** start of Supplied material **

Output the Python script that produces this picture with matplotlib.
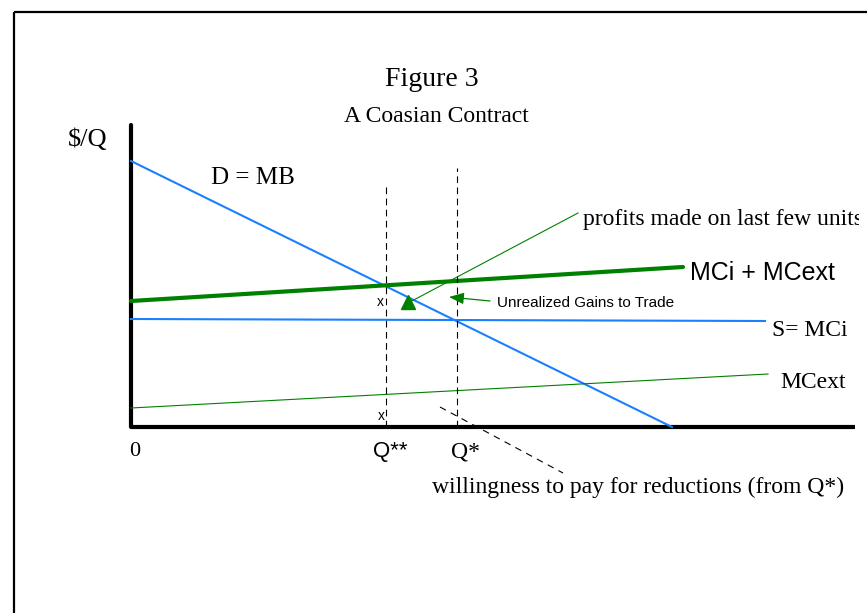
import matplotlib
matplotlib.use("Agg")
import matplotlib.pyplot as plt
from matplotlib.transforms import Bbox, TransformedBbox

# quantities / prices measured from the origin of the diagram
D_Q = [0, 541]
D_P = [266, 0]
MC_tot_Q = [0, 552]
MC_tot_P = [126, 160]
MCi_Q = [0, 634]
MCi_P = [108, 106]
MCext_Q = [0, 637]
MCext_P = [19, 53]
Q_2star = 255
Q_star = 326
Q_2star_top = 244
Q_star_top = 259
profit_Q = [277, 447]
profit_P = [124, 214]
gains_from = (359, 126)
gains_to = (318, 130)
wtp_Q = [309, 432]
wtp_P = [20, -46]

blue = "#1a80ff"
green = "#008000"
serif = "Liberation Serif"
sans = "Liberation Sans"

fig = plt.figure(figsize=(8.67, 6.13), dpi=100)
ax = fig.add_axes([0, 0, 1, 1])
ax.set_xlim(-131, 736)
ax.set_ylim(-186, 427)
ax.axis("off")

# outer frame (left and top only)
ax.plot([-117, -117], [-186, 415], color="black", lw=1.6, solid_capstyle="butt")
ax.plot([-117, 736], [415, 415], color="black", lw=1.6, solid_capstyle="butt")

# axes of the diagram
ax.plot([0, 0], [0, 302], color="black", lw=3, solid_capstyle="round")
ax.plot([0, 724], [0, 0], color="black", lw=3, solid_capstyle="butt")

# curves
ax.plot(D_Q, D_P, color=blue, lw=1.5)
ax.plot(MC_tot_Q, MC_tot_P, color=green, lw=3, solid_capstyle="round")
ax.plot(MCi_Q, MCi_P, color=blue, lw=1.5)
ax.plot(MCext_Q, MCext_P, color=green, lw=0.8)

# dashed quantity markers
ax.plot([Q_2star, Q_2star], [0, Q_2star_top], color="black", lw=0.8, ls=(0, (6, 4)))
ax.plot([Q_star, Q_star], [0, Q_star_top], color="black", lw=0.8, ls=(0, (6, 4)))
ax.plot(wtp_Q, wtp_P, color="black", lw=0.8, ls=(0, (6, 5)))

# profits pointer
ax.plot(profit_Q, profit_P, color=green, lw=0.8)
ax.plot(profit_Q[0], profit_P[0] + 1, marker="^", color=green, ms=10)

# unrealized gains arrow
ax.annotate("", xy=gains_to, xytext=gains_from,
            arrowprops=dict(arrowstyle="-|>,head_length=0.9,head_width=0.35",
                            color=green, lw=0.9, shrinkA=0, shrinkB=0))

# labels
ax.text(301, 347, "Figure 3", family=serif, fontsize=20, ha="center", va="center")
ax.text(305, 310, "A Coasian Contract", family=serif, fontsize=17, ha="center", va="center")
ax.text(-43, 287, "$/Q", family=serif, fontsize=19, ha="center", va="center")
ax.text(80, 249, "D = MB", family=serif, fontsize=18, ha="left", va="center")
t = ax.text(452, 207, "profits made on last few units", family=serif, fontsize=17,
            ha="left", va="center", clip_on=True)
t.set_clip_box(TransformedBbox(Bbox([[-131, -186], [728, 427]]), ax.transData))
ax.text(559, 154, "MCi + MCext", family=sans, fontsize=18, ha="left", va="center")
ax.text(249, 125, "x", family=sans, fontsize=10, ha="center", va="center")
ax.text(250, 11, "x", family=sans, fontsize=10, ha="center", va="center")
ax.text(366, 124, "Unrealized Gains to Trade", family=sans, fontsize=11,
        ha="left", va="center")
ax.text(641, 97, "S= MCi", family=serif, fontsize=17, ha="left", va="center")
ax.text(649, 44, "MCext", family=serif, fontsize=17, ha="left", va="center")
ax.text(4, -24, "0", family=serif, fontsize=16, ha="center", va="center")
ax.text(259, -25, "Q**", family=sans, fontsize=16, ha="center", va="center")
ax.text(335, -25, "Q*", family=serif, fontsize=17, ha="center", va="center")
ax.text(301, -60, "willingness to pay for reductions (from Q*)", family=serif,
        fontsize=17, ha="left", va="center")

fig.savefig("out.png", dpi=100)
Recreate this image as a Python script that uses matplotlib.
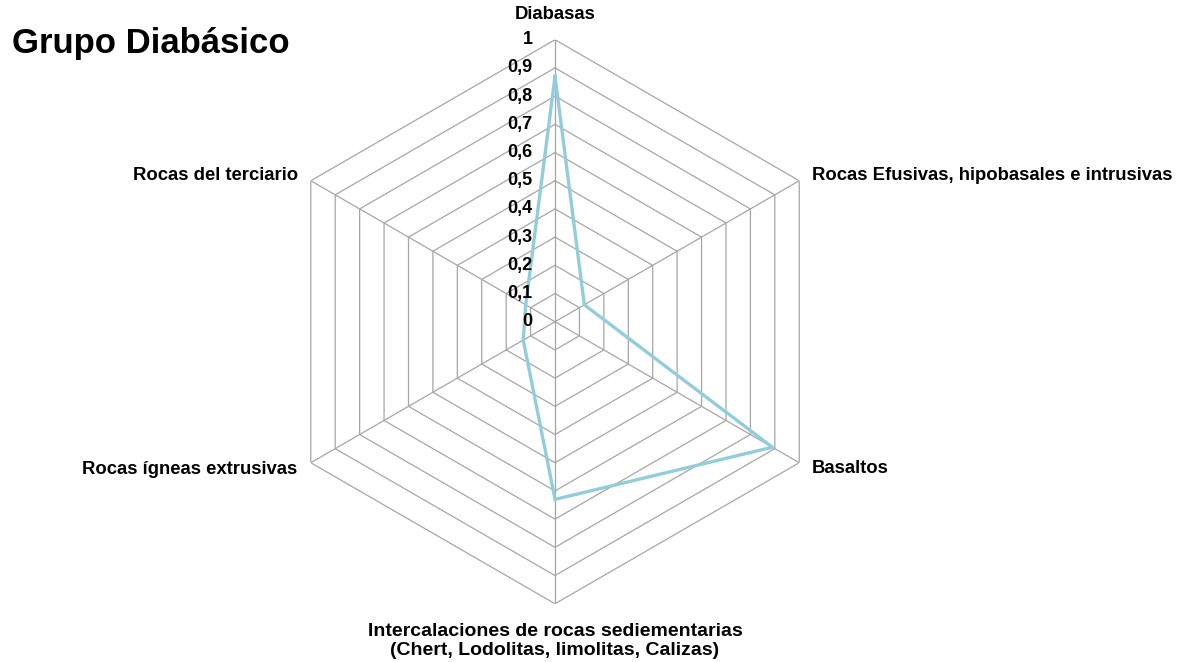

** end of Supplied material **

• **Directions for this task**
Repeat only what runs from the first line of the records above to the line with "color=green, lw=0.9, shrinkA=0, shrinkB=0))", both included, word for word, minus the pictures.

• **Correct answer**
Output the Python script that produces this picture with matplotlib.
import matplotlib
matplotlib.use("Agg")
import matplotlib.pyplot as plt
from matplotlib.transforms import Bbox, TransformedBbox

# quantities / prices measured from the origin of the diagram
D_Q = [0, 541]
D_P = [266, 0]
MC_tot_Q = [0, 552]
MC_tot_P = [126, 160]
MCi_Q = [0, 634]
MCi_P = [108, 106]
MCext_Q = [0, 637]
MCext_P = [19, 53]
Q_2star = 255
Q_star = 326
Q_2star_top = 244
Q_star_top = 259
profit_Q = [277, 447]
profit_P = [124, 214]
gains_from = (359, 126)
gains_to = (318, 130)
wtp_Q = [309, 432]
wtp_P = [20, -46]

blue = "#1a80ff"
green = "#008000"
serif = "Liberation Serif"
sans = "Liberation Sans"

fig = plt.figure(figsize=(8.67, 6.13), dpi=100)
ax = fig.add_axes([0, 0, 1, 1])
ax.set_xlim(-131, 736)
ax.set_ylim(-186, 427)
ax.axis("off")

# outer frame (left and top only)
ax.plot([-117, -117], [-186, 415], color="black", lw=1.6, solid_capstyle="butt")
ax.plot([-117, 736], [415, 415], color="black", lw=1.6, solid_capstyle="butt")

# axes of the diagram
ax.plot([0, 0], [0, 302], color="black", lw=3, solid_capstyle="round")
ax.plot([0, 724], [0, 0], color="black", lw=3, solid_capstyle="butt")

# curves
ax.plot(D_Q, D_P, color=blue, lw=1.5)
ax.plot(MC_tot_Q, MC_tot_P, color=green, lw=3, solid_capstyle="round")
ax.plot(MCi_Q, MCi_P, color=blue, lw=1.5)
ax.plot(MCext_Q, MCext_P, color=green, lw=0.8)

# dashed quantity markers
ax.plot([Q_2star, Q_2star], [0, Q_2star_top], color="black", lw=0.8, ls=(0, (6, 4)))
ax.plot([Q_star, Q_star], [0, Q_star_top], color="black", lw=0.8, ls=(0, (6, 4)))
ax.plot(wtp_Q, wtp_P, color="black", lw=0.8, ls=(0, (6, 5)))

# profits pointer
ax.plot(profit_Q, profit_P, color=green, lw=0.8)
ax.plot(profit_Q[0], profit_P[0] + 1, marker="^", color=green, ms=10)

# unrealized gains arrow
ax.annotate("", xy=gains_to, xytext=gains_from,
            arrowprops=dict(arrowstyle="-|>,head_length=0.9,head_width=0.35",
                            color=green, lw=0.9, shrinkA=0, shrinkB=0))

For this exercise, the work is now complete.